Time for hurling to embrace a Champions League format?
The Great Debate
No Says Martin Breheny - Champions League: now there's a grand title for what used to be termed 'round robin.' Quite apart from the UEFA Champions League competition title in soccer being a misnomer, since it includes more than champions, there's the absurdity of trying to apply it to hurling.
In soccer, teams that finish as low as fourth in their domestic leagues compete; in hurling all counties (15 this year) that are eligible for inclusion in the Liam MacCarthy Cup would be involved so dubbing them all 'champions' is ridiculous.
Let's call it as it is, rather than spouting grandiose nonsense. If the Leinster and Munster championships were scrapped in favour of dividing the counties into groups, it becomes a mini-league to decide who reaches the All-Ireland quarter and/or semi-finals.
It's easy to present a trendy scenario where Tipperary ride into Nowlan Park to take on Kilkenny and Cork arrive in Thurles to tussle with Tipperary, followed the following week by epic tussles between Clare and Galway, Limerick and Dublin, all as part of a league involving groups of three or four.
However, there will be several less attractive games too. And, most damaging of all, there will be meaningless games because that's what happens in a league format. Cast your mind back to this year's round robin in the Leinster championship, involving Antrim, Carlow, Laois, London and Westmeath.
Laois and Antrim had clinched the two quarter-final places before meeting each other in the last round so, in effect, the game was meaningless.
It's even more probable that would happen if all the counties competing in the championship were in a 'round robin' structure since, inevitably, different standards would apply in various groups.
Apart from that, there's the issue of public appeal. It's easy sell a big Munster or Leinster championship game, much less so to engage the public with an advertisement for next Sunday's 'Section A, Round 2' clash.
Over 100 years of tradition and branding have gone into the Munster and Leinster championships, so to discard them in favour of a bland replacement would be pure madness. Winning a provincial title still matters, especially to counties who have been off the glory trail for some years.
If you doubt that, check back on the scenes from the Gaelic Grounds last year when Limerick won the Munster title for the first time since 1996. And while the excitement wasn't quite as high when Dublin made the Leinster breakthrough for the first time in 52 years last year, it was still a massive occasion.
One suspects that Limerick's or Dublin's delight at topping a 'round robin' group wouldn't be quite as pronounced. As for the public, they enjoy League hurling in spring but don't want it woven into the championship.
The current system has its flaws but remains far more attractive – not to mention lucrative - than a 'round robin' model, wearing cheap 'Champions League' clothes.
Yes says Liam Kelly
LIMERICK hurler David Breen is relieved that his team has only two weeks to wait before their All-Ireland hurling semi-final against Kilkenny.

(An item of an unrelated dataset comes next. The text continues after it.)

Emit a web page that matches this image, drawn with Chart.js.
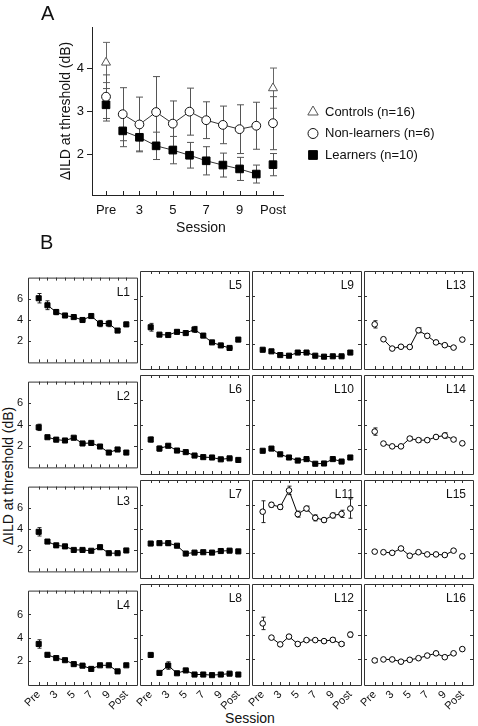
<!DOCTYPE html>
<html>
<head>
<meta charset="utf-8">
<script src="https://cdn.jsdelivr.net/npm/chart.js@4.4.0/dist/chart.umd.min.js"></script>
<style>
  body { margin: 0; background: #fff; }
  #wrap { position: relative; width: 478px; height: 726px; overflow: hidden; font-family: "Liberation Sans", Arial, sans-serif; color: #111; }
  #wrap canvas { position: absolute; }
  .txt { position: absolute; white-space: nowrap; }
</style>
</head>
<body>
<div id="wrap">
  <canvas id="chartA" width="478" height="240" style="left:0;top:0"></canvas>
  <div class="txt" style="left:41px;top:2px;font-size:20px">A</div>
  <div class="txt" style="left:151px;top:219px;width:100px;text-align:center;font-size:14px">Session</div>
  <div class="txt" style="left:40px;top:231px;font-size:20px">B</div>
  <div class="txt" style="left:-92px;top:468px;width:200px;text-align:center;font-size:14px;transform:rotate(-90deg)">ΔILD at threshold (dB)</div>
  <div class="txt" style="left:200px;top:710px;width:100px;text-align:center;font-size:14px">Session</div>
</div>
<script>
// session axis: index 0 = Pre, 1..9 = sessions 2..10, 10 = Post
const sessionIdx = [0, 1, 2, 3, 4, 5, 6, 7, 8, 9, 10];
const tickLabels = ['Pre', '', '3', '', '5', '', '7', '', '9', '', 'Post'];
const yTicksA = [2, 3, 4];
const yTicksB = [2, 4, 6];

// panel A: group means and half error bars
const controlsMean = [4.15, null, null, null, null, null, null, null, null, null, 3.55];
const controlsErr = [0.47, 0, 0, 0, 0, 0, 0, 0, 0, 0, 0.47];
const nonLearnersMean = [3.35, 2.94, 2.70, 2.99, 2.72, 3.00, 2.80, 2.69, 2.59, 2.67, 2.73];
const nonLearnersErr = [0.51, 0.62, 0.64, 0.83, 0.53, 0.55, 0.43, 0.44, 0.57, 0.55, 0.62];
const learnersMean = [3.16, 2.55, 2.40, 2.20, 2.10, 1.98, 1.85, 1.75, 1.66, 1.54, 1.76];
const learnersErr = [0.38, 0.37, 0.32, 0.32, 0.32, 0.30, 0.33, 0.28, 0.27, 0.21, 0.26];

// panel B: individual listeners (L1-L10 learners, L11-L16 non-learners)
const L1 = [6.08, 5.41, 4.76, 4.43, 4.28, 4.00, 4.38, 3.66, 3.66, 2.99, 3.58];
const L1e = [0.45, 0.42, 0.25, 0.12, 0.08, 0.08, 0.12, 0.30, 0.30, 0.12, 0.20];
const L2 = [3.73, 2.80, 2.57, 2.49, 2.75, 2.21, 2.26, 1.92, 1.35, 1.64, 1.35];
const L2e = [0.30, 0.08, 0.08, 0.08, 0.08, 0.08, 0.12, 0.08, 0.08, 0.12, 0.12];
const L3 = [3.73, 2.80, 2.44, 2.34, 2.00, 2.00, 1.92, 2.26, 1.69, 1.69, 1.95];
const L3e = [0.40, 0.10, 0.15, 0.10, 0.08, 0.08, 0.08, 0.20, 0.05, 0.05, 0.08];
const L4 = [3.47, 2.54, 2.26, 2.08, 1.74, 1.61, 1.33, 1.64, 1.64, 1.12, 1.64];
const L4e = [0.36, 0.15, 0.08, 0.10, 0.08, 0.08, 0.08, 0.08, 0.08, 0.05, 0.08];
const L5 = [3.40, 2.79, 2.76, 3.02, 2.92, 3.22, 2.71, 2.15, 1.90, 1.69, 2.38];
const L5e = [0.32, 0.08, 0.10, 0.15, 0.10, 0.25, 0.15, 0.05, 0.05, 0.05, 0.15];
const L6 = [2.77, 2.03, 2.26, 1.87, 1.74, 1.46, 1.33, 1.30, 1.15, 1.23, 1.10];
const L6e = [0.20, 0.20, 0.10, 0.05, 0.05, 0.05, 0.05, 0.05, 0.05, 0.05, 0.05];
const L7 = [2.80, 2.83, 2.83, 2.62, 1.97, 2.05, 2.08, 2.05, 2.18, 2.21, 2.15];
const L7e = [0.08, 0.12, 0.20, 0.08, 0.05, 0.05, 0.05, 0.05, 0.08, 0.05, 0.08];
const L8 = [2.36, 0.92, 1.51, 0.89, 1.12, 0.79, 0.79, 0.74, 0.79, 0.86, 0.79];
const L8e = [0.08, 0.05, 0.30, 0.05, 0.05, 0.05, 0.05, 0.05, 0.05, 0.05, 0.05];
const L9 = [1.54, 1.41, 1.10, 1.05, 1.31, 1.31, 1.05, 0.97, 1.00, 1.00, 1.31];
const L9e = [0.05, 0.05, 0.05, 0.05, 0.05, 0.05, 0.05, 0.05, 0.05, 0.05, 0.12];
const L10 = [1.85, 2.03, 1.56, 1.30, 1.05, 1.17, 0.79, 0.81, 1.17, 0.97, 1.30];
const L10e = [0.05, 0.05, 0.05, 0.05, 0.05, 0.05, 0.05, 0.05, 0.05, 0.05, 0.15];
const L11 = [5.43, 6.00, 5.82, 7.19, 5.23, 5.69, 4.92, 4.74, 5.12, 5.25, 5.69];
const L11e = [0.90, 0.20, 0.20, 0.35, 0.25, 0.20, 0.25, 0.15, 0.20, 0.30, 0.80];
const L12 = [4.89, 3.75, 3.21, 3.83, 3.24, 3.55, 3.55, 3.47, 3.57, 3.24, 3.99];
const L12e = [0.50, 0.12, 0.05, 0.10, 0.10, 0.08, 0.08, 0.12, 0.15, 0.12, 0.20];
const L13 = [3.64, 2.41, 1.64, 1.79, 1.77, 3.15, 2.69, 2.15, 1.92, 1.72, 2.38];
const L13e = [0.30, 0.08, 0.05, 0.05, 0.05, 0.20, 0.12, 0.05, 0.05, 0.05, 0.12];
const L14 = [3.42, 2.44, 2.21, 2.21, 2.85, 2.72, 2.72, 2.98, 3.10, 2.77, 2.46];
const L14e = [0.30, 0.05, 0.05, 0.08, 0.15, 0.15, 0.12, 0.10, 0.22, 0.12, 0.10];
const L15 = [2.13, 2.08, 2.03, 2.39, 1.79, 2.08, 1.90, 1.90, 1.85, 2.21, 1.74];
const L15e = [0.05, 0.10, 0.05, 0.10, 0.05, 0.05, 0.05, 0.05, 0.05, 0.05, 0.15];
const L16 = [1.92, 2.00, 2.00, 1.82, 1.97, 2.10, 2.31, 2.49, 2.18, 2.49, 2.83];
const L16e = [0.15, 0.05, 0.05, 0.05, 0.05, 0.05, 0.05, 0.10, 0.05, 0.05, 0.05];

const listenerMeans = [L1, L2, L3, L4, L5, L6, L7, L8, L9, L10, L11, L12, L13, L14, L15, L16];
const listenerErrs = [L1e, L2e, L3e, L4e, L5e, L6e, L7e, L8e, L9e, L10e, L11e, L12e, L13e, L14e, L15e, L16e];

Chart.defaults.font.family = '"Liberation Sans", Arial, sans-serif';
Chart.defaults.color = '#111';

const toPoints = arr => arr.map((v, i) => ({ x: sessionIdx[i], y: v }));
// Pre and Post are not joined to the training sessions
const hideEnds = color => ctx => (ctx.p0DataIndex === 0 || ctx.p1DataIndex === 10) ? 'rgba(0,0,0,0)' : color;

const errorBars = {
  id: 'errorBars',
  beforeDatasetsDraw(chart) {
    const { ctx, scales: { x, y } } = chart;
    ctx.save();
    ctx.lineWidth = 1;
    chart.data.datasets.forEach(ds => {
      if (!ds.errors) return;
      ctx.strokeStyle = ds.errorColor || '#000';
      const w = (ds.capWidth || 4) / 2;
      ds.data.forEach((p, i) => {
        const e = ds.errors[i];
        if (p.y == null || !e) return;
        const px = Math.round(x.getPixelForValue(p.x)) + 0.5;
        const t = y.getPixelForValue(p.y + e);
        const b = y.getPixelForValue(p.y - e);
        ctx.beginPath();
        ctx.moveTo(px, t); ctx.lineTo(px, b);
        ctx.moveTo(px - w, t); ctx.lineTo(px + w, t);
        ctx.moveTo(px - w, b); ctx.lineTo(px + w, b);
        ctx.stroke();
      });
    });
    ctx.restore();
  }
};

// panel box, inward tick marks and panel name
const panelFrame = {
  id: 'panelFrame',
  afterDraw(chart, args, o) {
    const { ctx, chartArea: a, scales: { x, y } } = chart;
    const len = o.len || 3;
    ctx.save();
    ctx.strokeStyle = o.color || '#333';
    ctx.lineWidth = 1;
    ctx.beginPath();
    if (o.box) ctx.rect(a.left + 0.5, a.top + 0.5, a.width, a.height);
    (o.xTicks || []).forEach(v => {
      const px = Math.round(x.getPixelForValue(v)) + 0.5;
      ctx.moveTo(px, a.bottom); ctx.lineTo(px, a.bottom - len);
      if (o.box) { ctx.moveTo(px, a.top); ctx.lineTo(px, a.top + len); }
    });
    (o.yTicks || []).forEach(v => {
      const py = Math.round(y.getPixelForValue(v)) + 0.5;
      ctx.moveTo(a.left, py); ctx.lineTo(a.left + len, py);
      if (o.box) { ctx.moveTo(a.right, py); ctx.lineTo(a.right - len, py); }
    });
    ctx.stroke();
    if (o.label) {
      ctx.fillStyle = '#111';
      ctx.font = '12px "Liberation Sans", Arial, sans-serif';
      ctx.textAlign = 'right';
      ctx.textBaseline = 'middle';
      ctx.fillText(o.label, a.right - 7, a.top + 15);
    }
    ctx.restore();
  }
};

const sideLegend = {
  id: 'sideLegend',
  afterDraw(chart, args, o) {
    if (!o.x) return;
    const { ctx } = chart;
    ctx.save();
    chart.data.datasets.forEach((ds, k) => {
      const cy = o.y + k * o.gap;
      ctx.fillStyle = ds.pointBackgroundColor;
      ctx.strokeStyle = ds.pointBorderColor;
      ctx.lineWidth = 1;
      Chart.helpers.drawPoint(ctx, { pointStyle: ds.pointStyle, radius: ds.legendRadius, borderWidth: 1, rotation: 0 }, o.x, cy);
      ctx.fillStyle = '#111';
      ctx.font = '13px "Liberation Sans", Arial, sans-serif';
      ctx.textAlign = 'left';
      ctx.textBaseline = 'middle';
      ctx.fillText(ds.label, o.x + 12, cy);
    });
    ctx.restore();
  }
};

const fixedTicks = vals => s => { s.ticks = vals.map(v => ({ value: v })); };

// ---------- panel A ----------
new Chart(document.getElementById('chartA'), {
  type: 'line',
  data: {
    datasets: [
      {
        label: 'Controls (n=16)', data: toPoints(controlsMean), errors: controlsErr,
        showLine: false, pointStyle: 'triangle', pointRadius: 5.2, legendRadius: 6,
        pointBackgroundColor: '#fff', pointBorderColor: '#555', pointBorderWidth: 1,
        errorColor: '#666', capWidth: 7
      },
      {
        label: 'Non-learners (n=6)', data: toPoints(nonLearnersMean), errors: nonLearnersErr,
        borderColor: '#333', borderWidth: 1, segment: { borderColor: hideEnds('#333') },
        pointStyle: 'circle', pointRadius: 4.4, legendRadius: 5,
        pointBackgroundColor: '#fff', pointBorderColor: '#111', pointBorderWidth: 1,
        errorColor: '#555', capWidth: 7
      },
      {
        label: 'Learners (n=10)', data: toPoints(learnersMean), errors: learnersErr,
        borderColor: '#333', borderWidth: 1, segment: { borderColor: hideEnds('#333') },
        pointStyle: 'rect', pointRadius: 5.4, legendRadius: 6.2,
        pointBackgroundColor: '#000', pointBorderColor: '#000', pointBorderWidth: 1,
        errorColor: '#555', capWidth: 7
      }
    ]
  },
  options: {
    responsive: false,
    animation: false,
    events: [],
    layout: { padding: { left: 50, top: 27, right: 195, bottom: 0 } },
    scales: {
      x: {
        type: 'linear', min: -0.84, max: 10.6,
        afterBuildTicks: fixedTicks(sessionIdx),
        afterFit: s => { s.height = 45; },
        grid: { display: false, drawTicks: false },
        border: { display: true, color: '#222' },
        ticks: { autoSkip: false, maxRotation: 0, padding: 8, font: { size: 13 }, callback: v => tickLabels[v] }
      },
      y: {
        min: 1.05, max: 4.98,
        afterBuildTicks: fixedTicks(yTicksA),
        afterFit: s => { s.width = 42; },
        grid: { display: true, drawOnChartArea: false, drawTicks: true, tickLength: 5, color: '#222' },
        border: { display: true, color: '#222' },
        ticks: { padding: 3, font: { size: 13 } },
        title: { display: true, text: 'ΔILD at threshold (dB)', font: { size: 14 }, padding: { top: 8, bottom: 0 } }
      }
    },
    plugins: {
      legend: { display: false },
      tooltip: { enabled: false },
      panelFrame: { box: false, xTicks: sessionIdx, len: 4, color: '#222' },
      sideLegend: { x: 313, y: 112, gap: 21.5 }
    }
  },
  plugins: [errorBars, panelFrame, sideLegend]
});

// ---------- panel B ----------
const colX = [28, 140, 252, 364, 476];
const rowY = [268, 372, 477, 581, 685];
const wrap = document.getElementById('wrap');

for (let c = 0; c < 4; c++) {
  for (let r = 0; r < 4; r++) {
    const idx = c * 4 + r;
    const learner = idx < 10;
    const showY = c === 0;
    const showX = r === 3;
    const left = colX[c] - (showY ? 28 : 24);
    const top = rowY[r] - 2;
    const right = colX[c + 1] + 2;
    const bottom = showX ? 726 : rowY[r + 1] + 2;
    const cv = document.createElement('canvas');
    cv.width = right - left;
    cv.height = bottom - top;
    cv.style.left = left + 'px';
    cv.style.top = top + 'px';
    wrap.appendChild(cv);

    new Chart(cv, {
      type: 'line',
      data: {
        datasets: [{
          data: toPoints(listenerMeans[idx]), errors: listenerErrs[idx],
          borderColor: '#000', borderWidth: 1, segment: { borderColor: hideEnds('#000') },
          pointStyle: learner ? 'rect' : 'circle', pointRadius: learner ? 3.6 : 2.8,
          pointBackgroundColor: learner ? '#000' : '#fff', pointBorderColor: '#000', pointBorderWidth: 1,
          errorColor: '#222', capWidth: 4
        }]
      },
      options: {
        responsive: false,
        animation: false,
        events: [],
        layout: { padding: { left: showY ? 0 : 24, top: 2, right: 2, bottom: showX ? 0 : 2 } },
        scales: {
          x: {
            type: 'linear', min: -1.22, max: 11.22, display: showX,
            afterBuildTicks: fixedTicks(sessionIdx),
            afterFit: s => { s.height = showX ? 41 : 0; },
            grid: { display: false, drawTicks: false },
            border: { display: false },
            ticks: { autoSkip: false, minRotation: 45, maxRotation: 45, padding: 3, font: { size: 11 }, callback: v => tickLabels[v] }
          },
          y: {
            min: -0.05, max: 8.05, display: showY,
            afterBuildTicks: fixedTicks(yTicksB),
            afterFit: s => { s.width = showY ? 28 : 0; },
            grid: { display: false, drawTicks: false },
            border: { display: false },
            ticks: { padding: 5, font: { size: 11 } }
          }
        },
        plugins: {
          legend: { display: false },
          tooltip: { enabled: false },
          panelFrame: { box: true, label: 'L' + (idx + 1), xTicks: sessionIdx, yTicks: yTicksB, len: 3, color: '#333' }
        }
      },
      plugins: [errorBars, panelFrame]
    });
  }
}
</script>
</body>
</html>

Last year the Treaty men had six weeks before facing Clare who came through the qualifiers to reach the last four of the MacCarthy Cup, and that's just too long.
In the aftermath of last Sunday's win over Wexford, Breen said: "You get over the disappointment of losing when you've frequent matches and you're not waiting around five or six weeks to play again.
"You can play all the in-house matches you like, but nothing beats championship matches out there."
By contrast, Wexford would probably love to have had a break before the All-Ireland quarter-finals but they were caught up in the qualifier grind of week after week, game after game, as were Clare last year.
It's a very disjointed system. Dublin, by winning Leinster in 2013, had an 11-week wait this year for their provincial championship opener away to Wexford.
Something needs to change. The SHC is a very small competition in terms of numbers. It's time to look at giving players more matches in the peak summer period, and one way to do that is to operate a Champions League format.
The basic idea is to weed out the 'B' teams as was done via the Leinster round robin series this year. Then go into the championship with two groups of six. Five matches each. Play those off during May, June, and July.
The top two in each group qualify for the semi-finals in August with the All-Ireland final in September.
Munster and Leinster championships? Play them in the spring on the same knockout basis, and do away with the League.
The reality is that the Leinster Championship proper consists of six games, and Munster only four, barring replays in each province. They can still yield revenue because they will continue as they do now.
Win, and carry on; lose, and you have to wait for the All-Ireland Championship, but at least you know you're getting a run of matches.
It's way past time to give hurlers a consistent and meaningful schedule of matches in the summer.
Careers are being shortened by the demands made on the modern player, with extended periods between games for some teams, and a helter-skelter schedule for others.
This system would put an end to qualifiers, which wouldn't be a bad thing.
Home and away? Let Year One's pattern be dictated by the previous year's standings to give the higher-placed teams three home and two away games. Reverse that order for the following year.
This idea may not radically alter the ultimate destination of the Liam MacCarthy Cup, but it would make the journey more meaningful and consistent for the managers, players, and supporters.